▸ Instructions to follow
In the entries below, count every line containing "this". Return the number and nothing else.

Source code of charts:
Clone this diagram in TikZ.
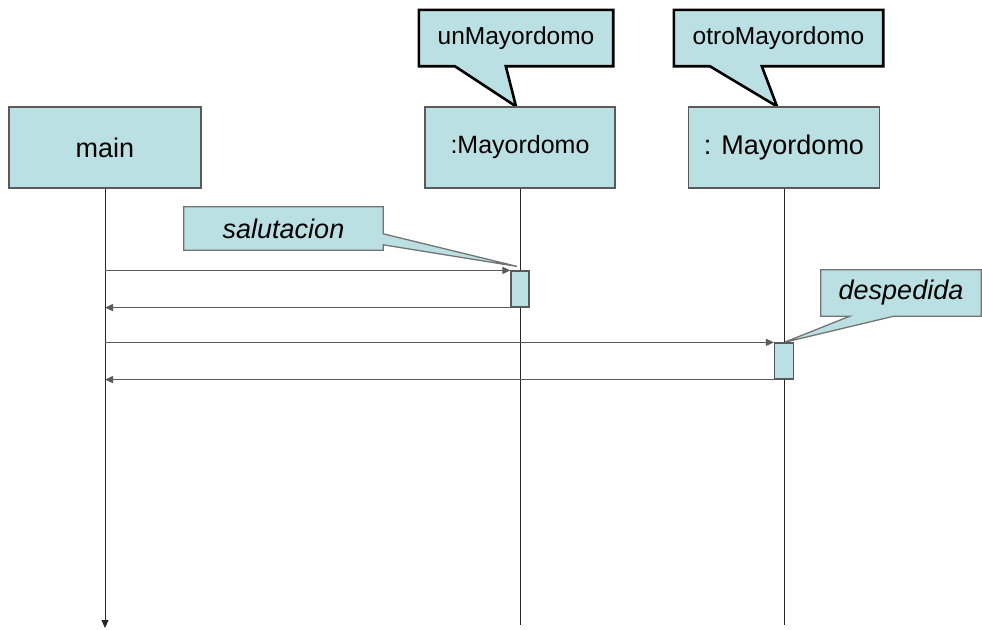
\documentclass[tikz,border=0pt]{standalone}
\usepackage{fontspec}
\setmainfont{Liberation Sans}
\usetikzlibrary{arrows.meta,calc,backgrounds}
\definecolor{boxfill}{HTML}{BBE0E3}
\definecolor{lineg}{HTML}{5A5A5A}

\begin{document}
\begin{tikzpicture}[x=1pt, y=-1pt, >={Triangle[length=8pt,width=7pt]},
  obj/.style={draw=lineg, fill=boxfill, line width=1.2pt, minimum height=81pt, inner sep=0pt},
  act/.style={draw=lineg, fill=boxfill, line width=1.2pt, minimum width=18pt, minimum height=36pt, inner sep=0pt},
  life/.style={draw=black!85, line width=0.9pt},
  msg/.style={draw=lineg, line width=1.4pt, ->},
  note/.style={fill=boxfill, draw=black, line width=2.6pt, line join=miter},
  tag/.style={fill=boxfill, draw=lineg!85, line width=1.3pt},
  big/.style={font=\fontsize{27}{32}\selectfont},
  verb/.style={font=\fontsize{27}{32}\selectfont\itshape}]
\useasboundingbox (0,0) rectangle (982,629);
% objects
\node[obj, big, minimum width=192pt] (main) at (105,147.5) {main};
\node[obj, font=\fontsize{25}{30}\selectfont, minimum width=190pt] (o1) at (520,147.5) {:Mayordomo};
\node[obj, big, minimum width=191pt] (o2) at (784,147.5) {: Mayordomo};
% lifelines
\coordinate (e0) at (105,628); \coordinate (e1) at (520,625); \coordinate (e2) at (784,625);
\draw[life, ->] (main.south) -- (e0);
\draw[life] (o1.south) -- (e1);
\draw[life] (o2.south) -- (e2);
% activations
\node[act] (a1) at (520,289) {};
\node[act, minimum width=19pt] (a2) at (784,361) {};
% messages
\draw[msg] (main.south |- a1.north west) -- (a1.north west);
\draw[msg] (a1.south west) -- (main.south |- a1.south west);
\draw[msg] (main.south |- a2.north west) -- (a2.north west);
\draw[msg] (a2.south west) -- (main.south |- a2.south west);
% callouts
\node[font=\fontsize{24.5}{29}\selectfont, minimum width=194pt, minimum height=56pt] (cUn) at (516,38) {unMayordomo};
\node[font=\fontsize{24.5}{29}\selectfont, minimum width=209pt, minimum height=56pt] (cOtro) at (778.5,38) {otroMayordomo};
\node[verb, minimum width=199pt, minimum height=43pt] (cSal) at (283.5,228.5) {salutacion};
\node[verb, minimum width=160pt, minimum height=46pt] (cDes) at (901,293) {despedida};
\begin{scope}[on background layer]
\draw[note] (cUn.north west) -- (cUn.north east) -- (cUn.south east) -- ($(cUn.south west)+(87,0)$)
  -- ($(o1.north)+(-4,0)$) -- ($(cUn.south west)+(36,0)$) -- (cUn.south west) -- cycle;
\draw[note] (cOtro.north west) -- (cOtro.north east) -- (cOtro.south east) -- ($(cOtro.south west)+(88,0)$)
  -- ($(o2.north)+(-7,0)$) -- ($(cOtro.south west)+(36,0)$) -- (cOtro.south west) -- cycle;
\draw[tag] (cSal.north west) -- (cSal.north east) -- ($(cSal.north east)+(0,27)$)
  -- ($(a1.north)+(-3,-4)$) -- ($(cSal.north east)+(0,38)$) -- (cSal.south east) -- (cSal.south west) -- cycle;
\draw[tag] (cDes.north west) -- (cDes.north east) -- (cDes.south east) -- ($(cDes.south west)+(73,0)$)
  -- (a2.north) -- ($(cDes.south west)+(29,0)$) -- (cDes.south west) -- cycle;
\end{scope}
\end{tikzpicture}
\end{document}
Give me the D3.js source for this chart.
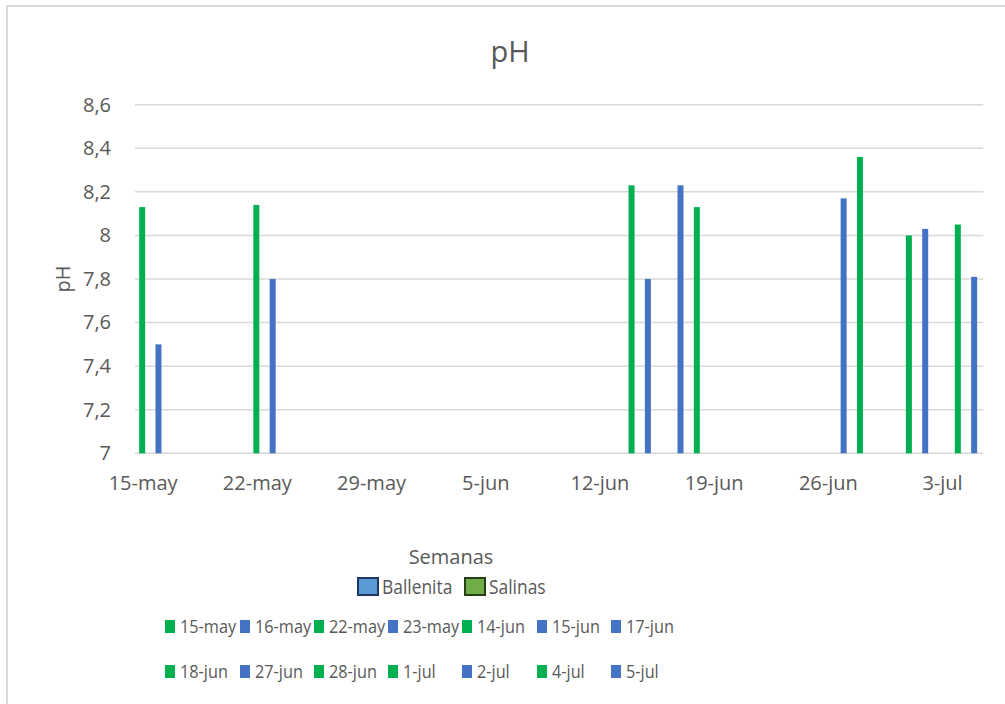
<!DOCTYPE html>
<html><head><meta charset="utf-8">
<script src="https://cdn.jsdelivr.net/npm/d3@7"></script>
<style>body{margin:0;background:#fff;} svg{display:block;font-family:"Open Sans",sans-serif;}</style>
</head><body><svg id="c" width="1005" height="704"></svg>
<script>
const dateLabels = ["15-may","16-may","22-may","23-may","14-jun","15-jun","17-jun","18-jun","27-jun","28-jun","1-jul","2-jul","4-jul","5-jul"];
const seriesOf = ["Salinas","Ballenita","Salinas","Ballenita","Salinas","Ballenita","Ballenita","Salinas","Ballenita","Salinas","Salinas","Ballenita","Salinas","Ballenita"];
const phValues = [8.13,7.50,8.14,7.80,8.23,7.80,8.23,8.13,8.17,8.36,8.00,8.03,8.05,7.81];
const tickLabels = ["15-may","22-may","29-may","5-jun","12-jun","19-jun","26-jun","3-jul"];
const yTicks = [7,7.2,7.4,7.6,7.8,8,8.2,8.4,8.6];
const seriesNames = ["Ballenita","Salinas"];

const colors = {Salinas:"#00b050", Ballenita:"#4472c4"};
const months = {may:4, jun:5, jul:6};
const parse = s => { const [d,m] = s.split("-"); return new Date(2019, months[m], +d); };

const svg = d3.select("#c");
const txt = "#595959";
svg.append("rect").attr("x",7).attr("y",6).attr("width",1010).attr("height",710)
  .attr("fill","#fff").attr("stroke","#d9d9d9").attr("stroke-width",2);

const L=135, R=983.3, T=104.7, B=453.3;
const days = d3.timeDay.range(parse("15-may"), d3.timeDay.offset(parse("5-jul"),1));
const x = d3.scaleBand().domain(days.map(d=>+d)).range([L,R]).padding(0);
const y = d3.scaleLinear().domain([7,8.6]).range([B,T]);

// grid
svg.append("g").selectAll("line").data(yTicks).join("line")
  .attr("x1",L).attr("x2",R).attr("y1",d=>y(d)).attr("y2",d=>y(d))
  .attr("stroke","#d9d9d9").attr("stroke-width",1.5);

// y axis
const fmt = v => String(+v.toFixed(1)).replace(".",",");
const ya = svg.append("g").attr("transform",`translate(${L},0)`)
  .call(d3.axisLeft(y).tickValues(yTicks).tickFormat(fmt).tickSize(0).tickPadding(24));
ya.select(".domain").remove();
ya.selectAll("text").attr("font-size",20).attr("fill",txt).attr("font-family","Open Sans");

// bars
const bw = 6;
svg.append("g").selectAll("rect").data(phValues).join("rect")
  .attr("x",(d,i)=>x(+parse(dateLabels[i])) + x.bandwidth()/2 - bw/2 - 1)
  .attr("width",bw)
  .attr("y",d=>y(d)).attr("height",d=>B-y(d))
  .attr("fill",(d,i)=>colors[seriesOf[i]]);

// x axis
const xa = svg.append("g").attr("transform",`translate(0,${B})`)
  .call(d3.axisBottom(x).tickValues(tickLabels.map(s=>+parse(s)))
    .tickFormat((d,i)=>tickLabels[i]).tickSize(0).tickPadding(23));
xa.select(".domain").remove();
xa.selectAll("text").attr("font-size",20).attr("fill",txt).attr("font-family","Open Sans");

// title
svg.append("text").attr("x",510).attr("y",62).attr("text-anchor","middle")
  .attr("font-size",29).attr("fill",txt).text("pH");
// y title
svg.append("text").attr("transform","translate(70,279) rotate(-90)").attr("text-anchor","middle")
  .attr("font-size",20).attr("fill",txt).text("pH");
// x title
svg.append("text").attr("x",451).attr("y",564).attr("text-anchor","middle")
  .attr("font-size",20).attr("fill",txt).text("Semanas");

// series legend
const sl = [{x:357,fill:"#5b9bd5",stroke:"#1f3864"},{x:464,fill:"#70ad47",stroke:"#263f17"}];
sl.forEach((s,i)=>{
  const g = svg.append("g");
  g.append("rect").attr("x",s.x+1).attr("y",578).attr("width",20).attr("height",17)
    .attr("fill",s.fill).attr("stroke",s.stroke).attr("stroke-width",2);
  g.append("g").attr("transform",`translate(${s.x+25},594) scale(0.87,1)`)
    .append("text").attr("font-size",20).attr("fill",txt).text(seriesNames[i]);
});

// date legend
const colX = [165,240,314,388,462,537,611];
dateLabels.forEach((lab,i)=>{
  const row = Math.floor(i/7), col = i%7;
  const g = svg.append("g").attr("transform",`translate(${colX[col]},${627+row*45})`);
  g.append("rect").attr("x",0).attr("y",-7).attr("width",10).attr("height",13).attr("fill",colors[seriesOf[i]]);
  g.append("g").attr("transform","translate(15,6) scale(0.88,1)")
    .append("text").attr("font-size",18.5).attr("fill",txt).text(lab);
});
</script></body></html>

▸ Written solution
2